--- Begin ---
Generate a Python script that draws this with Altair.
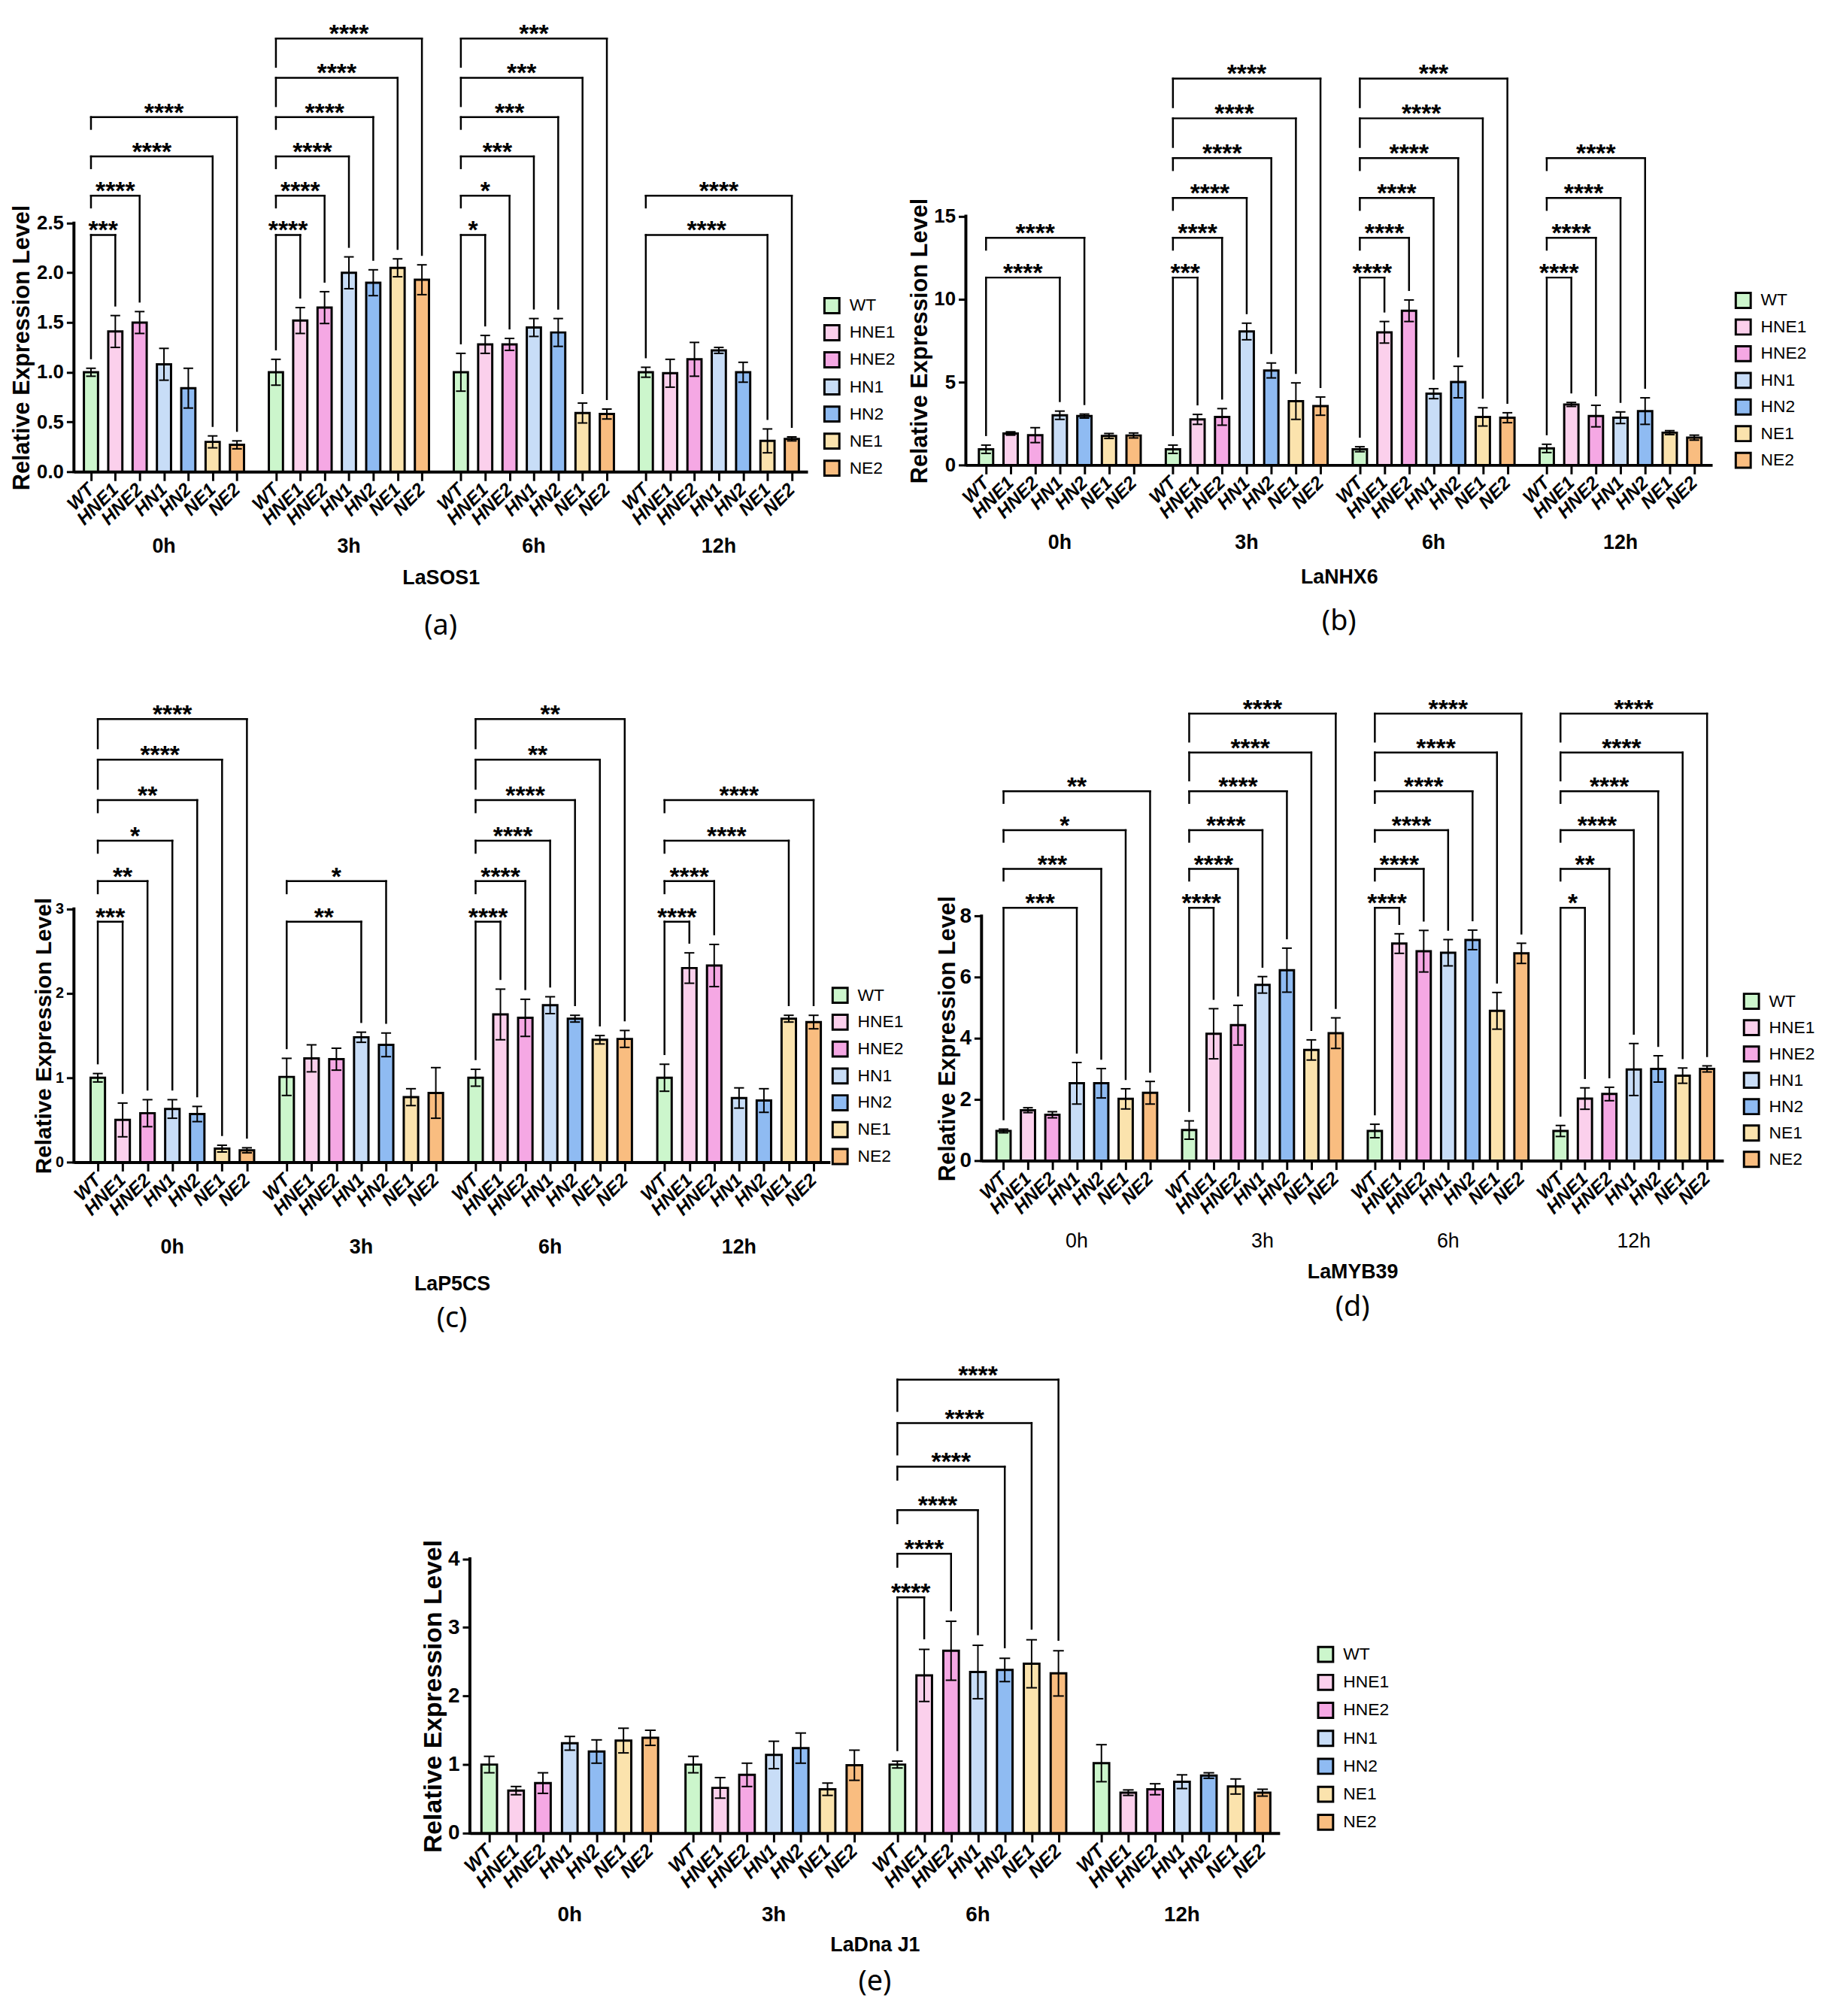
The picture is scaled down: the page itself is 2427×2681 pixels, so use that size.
import altair as alt
import pandas as pd

GENOTYPES = ["WT", "HNE1", "HNE2", "HN1", "HN2", "NE1", "NE2"]
TIMES = ["0h", "3h", "6h", "12h"]
COLORS = ["#ccf6cc", "#fbd0ec", "#f5a8e4", "#c8ddf7", "#8fbbf2", "#fbe3ad", "#f9bd80"]

# ---- LaSOS1 ----
SOS1_MEAN = [[1.00, 1.41, 1.50, 1.08, 0.84, 0.30, 0.27],
             [1.00, 1.52, 1.65, 2.00, 1.90, 2.05, 1.93],
             [1.00, 1.28, 1.28, 1.45, 1.40, 0.59, 0.58],
             [1.00, 0.99, 1.13, 1.22, 1.00, 0.31, 0.33]]
SOS1_ERR = [[0.04, 0.16, 0.11, 0.16, 0.20, 0.06, 0.04],
            [0.13, 0.13, 0.16, 0.16, 0.13, 0.09, 0.15],
            [0.19, 0.09, 0.06, 0.09, 0.14, 0.10, 0.05],
            [0.05, 0.14, 0.17, 0.03, 0.10, 0.12, 0.02]]
SOS1_SIG = [[("HNE1", "***"), ("HNE2", "****"), ("NE1", "****"), ("NE2", "****")],
            [("HNE1", "****"), ("HNE2", "****"), ("HN1", "****"), ("HN2", "****"), ("NE1", "****"), ("NE2", "****")],
            [("HNE1", "*"), ("HNE2", "*"), ("HN1", "***"), ("HN2", "***"), ("NE1", "***"), ("NE2", "***")],
            [("NE1", "****"), ("NE2", "****")]]

# ---- LaNHX6 ----
NHX6_MEAN = [[0.95, 1.90, 1.80, 3.00, 2.95, 1.75, 1.78],
             [0.95, 2.75, 2.90, 8.05, 5.70, 3.85, 3.55],
             [0.95, 8.00, 9.30, 4.30, 5.00, 2.90, 2.85],
             [1.00, 3.65, 2.95, 2.85, 3.25, 1.95, 1.65]]
NHX6_ERR = [[0.25, 0.10, 0.45, 0.25, 0.12, 0.15, 0.15],
            [0.25, 0.30, 0.50, 0.50, 0.45, 1.10, 0.55],
            [0.15, 0.65, 0.65, 0.30, 0.95, 0.55, 0.30],
            [0.25, 0.12, 0.65, 0.35, 0.80, 0.12, 0.15]]
NHX6_SIG = [[("HN1", "****"), ("HN2", "****")],
            [("HNE1", "***"), ("HNE2", "****"), ("HN1", "****"), ("HN2", "****"), ("NE1", "****"), ("NE2", "****")],
            [("HNE1", "****"), ("HNE2", "****"), ("HN1", "****"), ("HN2", "****"), ("NE1", "****"), ("NE2", "***")],
            [("HNE1", "****"), ("HNE2", "****"), ("HN1", "****"), ("HN2", "****")]]

# ---- LaP5CS ----
P5CS_MEAN = [[1.00, 0.50, 0.58, 0.63, 0.57, 0.16, 0.14],
             [1.01, 1.23, 1.22, 1.48, 1.39, 0.77, 0.82],
             [1.00, 1.75, 1.71, 1.86, 1.70, 1.45, 1.46],
             [1.00, 2.30, 2.33, 0.76, 0.73, 1.70, 1.66]]
P5CS_ERR = [[0.05, 0.20, 0.16, 0.11, 0.09, 0.04, 0.03],
            [0.22, 0.16, 0.13, 0.06, 0.14, 0.10, 0.30],
            [0.10, 0.30, 0.22, 0.10, 0.04, 0.05, 0.10],
            [0.16, 0.18, 0.25, 0.12, 0.14, 0.04, 0.08]]
P5CS_SIG = [[("HNE1", "***"), ("HNE2", "**"), ("HN1", "*"), ("HN2", "**"), ("NE1", "****"), ("NE2", "****")],
            [("HN1", "**"), ("HN2", "*")],
            [("HNE1", "****"), ("HNE2", "****"), ("HN1", "****"), ("HN2", "****"), ("NE1", "**"), ("NE2", "**")],
            [("HNE1", "****"), ("HNE2", "****"), ("NE1", "****"), ("NE2", "****")]]

# ---- LaMYB39 ----
MYB39_MEAN = [[0.97, 1.65, 1.50, 2.53, 2.53, 2.02, 2.22],
              [1.00, 4.15, 4.43, 5.75, 6.23, 3.62, 4.17],
              [0.97, 7.10, 6.85, 6.80, 7.22, 4.90, 6.78],
              [0.97, 2.03, 2.18, 2.98, 3.00, 2.78, 3.00]]
MYB39_ERR = [[0.06, 0.08, 0.10, 0.68, 0.48, 0.33, 0.37],
             [0.30, 0.82, 0.65, 0.27, 0.72, 0.33, 0.50],
             [0.22, 0.32, 0.68, 0.43, 0.32, 0.60, 0.33],
             [0.18, 0.35, 0.22, 0.85, 0.43, 0.25, 0.10]]
MYB39_SIG = [[("HN1", "***"), ("HN2", "***"), ("NE1", "*"), ("NE2", "**")],
             [("HNE1", "****"), ("HNE2", "****"), ("HN1", "****"), ("HN2", "****"), ("NE1", "****"), ("NE2", "****")],
             [("HNE1", "****"), ("HNE2", "****"), ("HN1", "****"), ("HN2", "****"), ("NE1", "****"), ("NE2", "****")],
             [("HNE1", "*"), ("HNE2", "**"), ("HN1", "****"), ("HN2", "****"), ("NE1", "****"), ("NE2", "****")]]

# ---- LaDna J1 ----
DNAJ1_MEAN = [[1.00, 0.62, 0.73, 1.31, 1.19, 1.35, 1.39],
              [1.00, 0.66, 0.85, 1.14, 1.24, 0.64, 0.99],
              [1.00, 2.30, 2.66, 2.35, 2.38, 2.47, 2.33],
              [1.02, 0.59, 0.64, 0.75, 0.84, 0.68, 0.59]]
DNAJ1_ERR = [[0.12, 0.06, 0.15, 0.10, 0.17, 0.18, 0.11],
             [0.12, 0.15, 0.17, 0.20, 0.22, 0.09, 0.22],
             [0.05, 0.38, 0.43, 0.39, 0.17, 0.35, 0.33],
             [0.27, 0.04, 0.08, 0.10, 0.04, 0.11, 0.05]]
DNAJ1_SIG = [[],
             [],
             [("HNE1", "****"), ("HNE2", "****"), ("HN1", "****"), ("HN2", "****"), ("NE1", "****"), ("NE2", "****")],
             []]

GROUP_STEP = 7.6
BAR_HALF = 0.29
CAP_HALF = 0.2
BOLD = "Liberation Sans, Arial, sans-serif"
LABEL_FONT = "Noto Sans, Open Sans, sans-serif"


def panel(p):
    mean, err, sig = p["mean"], p["err"], p["sig"]
    ticks = p["ticks"]
    tickmax = ticks[-1]
    H, W = p["H"], p["W"]
    pxu = H / p["ytop"]

    rows = []
    for g, t in enumerate(TIMES):
        for i, gname in enumerate(GENOTYPES):
            pos = g * GROUP_STEP + i
            m, e = mean[g][i], err[g][i]
            rows.append(dict(time=t, geno=gname, pos=pos, x0=pos - BAR_HALF, x1=pos + BAR_HALF,
                             c0=pos - CAP_HALF, c1=pos + CAP_HALF, mean=m,
                             lo=max(m - e, 0.0), hi=m + e, base=0.0))
    bars = pd.DataFrame(rows)

    gap = 0.04 * tickmax
    br = []
    for g, comps in enumerate(sig):
        for k, (target, stars) in enumerate(comps):
            j = GENOTYPES.index(target)
            xa = g * GROUP_STEP
            xb = xa + j
            level = p["lev0"] + k * p["step"]
            if k == 0:
                lb = mean[g][0] + err[g][0] + gap
            elif k < 4:
                lb = level - 0.3 * p["step"]
            else:
                lb = level - 0.72 * p["step"]
            rb = mean[g][j] + err[g][j] + gap
            br.append(dict(xa=xa, xb=xb, mid=(xa + xb) / 2, level=level, lb=lb, rb=rb, stars=stars))
    brk = pd.DataFrame(br)

    groups = pd.DataFrame([dict(time=t, pos=g * GROUP_STEP + 3) for g, t in enumerate(TIMES)])
    yline = pd.DataFrame([dict(y0=0.0, y1=float(tickmax))])

    xs = alt.Scale(domain=p["xdom"], nice=False, zero=False)
    ys = alt.Scale(domain=[0, p["ytop"]], nice=False, zero=False)
    xaxis = alt.Axis(values=list(bars["pos"]), labels=False, ticks=True, tickSize=12, tickWidth=3,
                     tickColor="black", domain=True, domainColor="black", domainWidth=4, grid=False,
                     title=p["gene"], titleFont=BOLD, titleFontSize=27, titleFontWeight="bold",
                     titleColor="black", titlePadding=p["tpad"])
    yaxis = alt.Axis(values=ticks, format=p["fmt"], domain=False, grid=False, tickSize=10, tickWidth=3,
                     tickColor="black", labelFont=BOLD, labelFontSize=p["lfs"], labelFontWeight="bold",
                     labelColor="black", labelPadding=4, title="Relative Expression Level",
                     titleFont=BOLD, titleFontSize=p["tfs"], titleFontWeight="bold", titleColor="black",
                     titlePadding=p["typad"], titleY=H - tickmax * pxu / 2)

    def X(f):
        return alt.X(f"{f}:Q", scale=xs, axis=xaxis)

    def Y(f):
        return alt.Y(f"{f}:Q", scale=ys, axis=yaxis)

    lpad = p.get("lpad", 0)
    legend = alt.Legend(title=None, orient="none", legendX=W + p["lx"] - lpad, legendY=p["ly"] - lpad,
                        symbolType="square", symbolSize=400, symbolStrokeColor="black",
                        symbolStrokeWidth=3, symbolOpacity=1, labelFont=BOLD, labelFontSize=23,
                        labelColor="black", rowPadding=p["rowpad"], labelOffset=12, padding=lpad)

    bar = alt.Chart(bars).mark_bar(stroke="black", strokeWidth=3).encode(
        x=X("x0"), x2="x1", y=Y("mean"), y2="base",
        color=alt.Color("geno:N", scale=alt.Scale(domain=GENOTYPES, range=COLORS), legend=legend))
    err_v = alt.Chart(bars).mark_rule(color="black", strokeWidth=2).encode(x=X("pos"), y=Y("lo"), y2="hi")
    cap_t = alt.Chart(bars).mark_rule(color="black", strokeWidth=2).encode(x=X("c0"), x2="c1", y=Y("hi"))
    cap_b = alt.Chart(bars).mark_rule(color="black", strokeWidth=2).encode(x=X("c0"), x2="c1", y=Y("lo"))

    bh = alt.Chart(brk).mark_rule(color="black", strokeWidth=2.5, strokeCap="square").encode(
        x=X("xa"), x2="xb", y=Y("level"))
    bl = alt.Chart(brk).mark_rule(color="black", strokeWidth=2.5, strokeCap="square").encode(
        x=X("xa"), y=Y("level"), y2="lb")
    bri = alt.Chart(brk).mark_rule(color="black", strokeWidth=2.5, strokeCap="square").encode(
        x=X("xb"), y=Y("level"), y2="rb")
    bt = alt.Chart(brk).mark_text(font=BOLD, fontSize=34, fontWeight="bold", baseline="alphabetic",
                                  dy=5, color="black").encode(x=X("mid"), y=Y("level"), text="stars")

    yl = alt.Chart(yline).mark_rule(color="black", strokeWidth=4, strokeCap="square").encode(
        x=alt.value(0), y=Y("y0"), y2="y1")

    glab = alt.Chart(bars).mark_text(angle=315, align="right", baseline="middle", font=BOLD,
                                     fontSize=p["gfs"], fontWeight="bold", fontStyle="italic",
                                     color="black").encode(x=X("pos"), y=alt.value(H + 20), text="geno")
    tlab = alt.Chart(groups).mark_text(font=BOLD, fontSize=p["tlfs"], fontWeight=p["gw"], baseline="middle",
                                       color="black").encode(x=X("pos"), y=alt.value(H + p["gly"]), text="time")

    return alt.layer(bar, err_v, cap_t, cap_b, bh, bl, bri, bt, yl, glab, tlab).properties(
        width=W, height=H,
        title=alt.TitleParams(text=p["label"], orient="bottom", font=LABEL_FONT, fontSize=38,
                              fontWeight="normal", color="black", offset=p["loff"]))


PA = dict(mean=SOS1_MEAN, err=SOS1_ERR, sig=SOS1_SIG, gene="LaSOS1", label="(a)",
          ticks=[0, 0.5, 1.0, 1.5, 2.0, 2.5], fmt=".1f", H=609, ytop=4.57, W=983, xdom=[-0.7, 29.45],
          lev0=2.38, step=0.395, lfs=26, tfs=31, typad=3, gly=100, tpad=116, loff=33, lx=21, ly=375,
          rowpad=3.3, gw="bold", gfs=25, tlfs=27)
PB = dict(mean=NHX6_MEAN, err=NHX6_ERR, sig=NHX6_SIG, gene="LaNHX6", label="(b)",
          ticks=[0, 5, 10, 15], fmt="d", H=600, ytop=27.0, W=1000, xdom=[-0.82, 29.53],
          lev0=11.3, step=2.4, lfs=26, tfs=31, typad=2, gly=104, tpad=124, loff=28, lx=30, ly=368,
          rowpad=2.7, gw="bold", gfs=25, tlfs=27)
PC = dict(mean=P5CS_MEAN, err=P5CS_ERR, sig=P5CS_SIG, gene="LaP5CS", label="(c)",
          ticks=[0, 1, 2, 3], fmt="d", H=641, ytop=5.67, W=1013, xdom=[-0.96, 29.46],
          lev0=2.85, step=0.48, lfs=20, tfs=30, typad=0, gly=114, tpad=137, loff=15, lx=2, ly=406,
          rowpad=3.0, gw="bold", gfs=25, tlfs=27)
PD = dict(mean=MYB39_MEAN, err=MYB39_ERR, sig=MYB39_SIG, gene="LaMYB39", label="(d)",
          ticks=[0, 2, 4, 6, 8], fmt="d", H=639, ytop=15.6, W=994, xdom=[-0.9, 29.47],
          lev0=8.27, step=1.27, lfs=28, tfs=31, typad=0, gly=108, tpad=123, loff=16, lx=26, ly=414,
          rowpad=2.3, gw="normal", gfs=25, tlfs=27)
PE = dict(mean=DNAJ1_MEAN, err=DNAJ1_ERR, sig=DNAJ1_SIG, gene="LaDna J1", label="(e)",
          ticks=[0, 1, 2, 3, 4], fmt="d", H=643, ytop=7.0, W=1085, xdom=[-0.72, 29.44],
          lev0=3.44, step=0.635, lfs=28, tfs=34, typad=2, gly=110, tpad=123, loff=18, lx=50, ly=392,
          rowpad=4.5, gw="bold", gfs=26, tlfs=28, lpad=40)

row1 = alt.hconcat(panel(PA), panel(PB), spacing=17).resolve_scale(color="independent").resolve_legend(color="independent")
row2 = alt.hconcat(panel(PC), panel(PD), spacing=42).resolve_scale(color="independent").resolve_legend(color="independent")
top = alt.vconcat(row1, row2, spacing=57).resolve_scale(color="independent").resolve_legend(color="independent")
chart = alt.vconcat(top, panel(PE), spacing=26, center=True).resolve_scale(
    color="independent").resolve_legend(color="independent").configure_view(stroke=None)

chart.save("out.html", embed_options={"renderer": "svg", "actions": False})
--- End ---
Exercise aim
Copy every line of the listing where the word "that" appears.

Answer for the task
Generate a Python script that draws this with Altair.
The picture is scaled down: the page itself is 2427×2681 pixels, so use that size.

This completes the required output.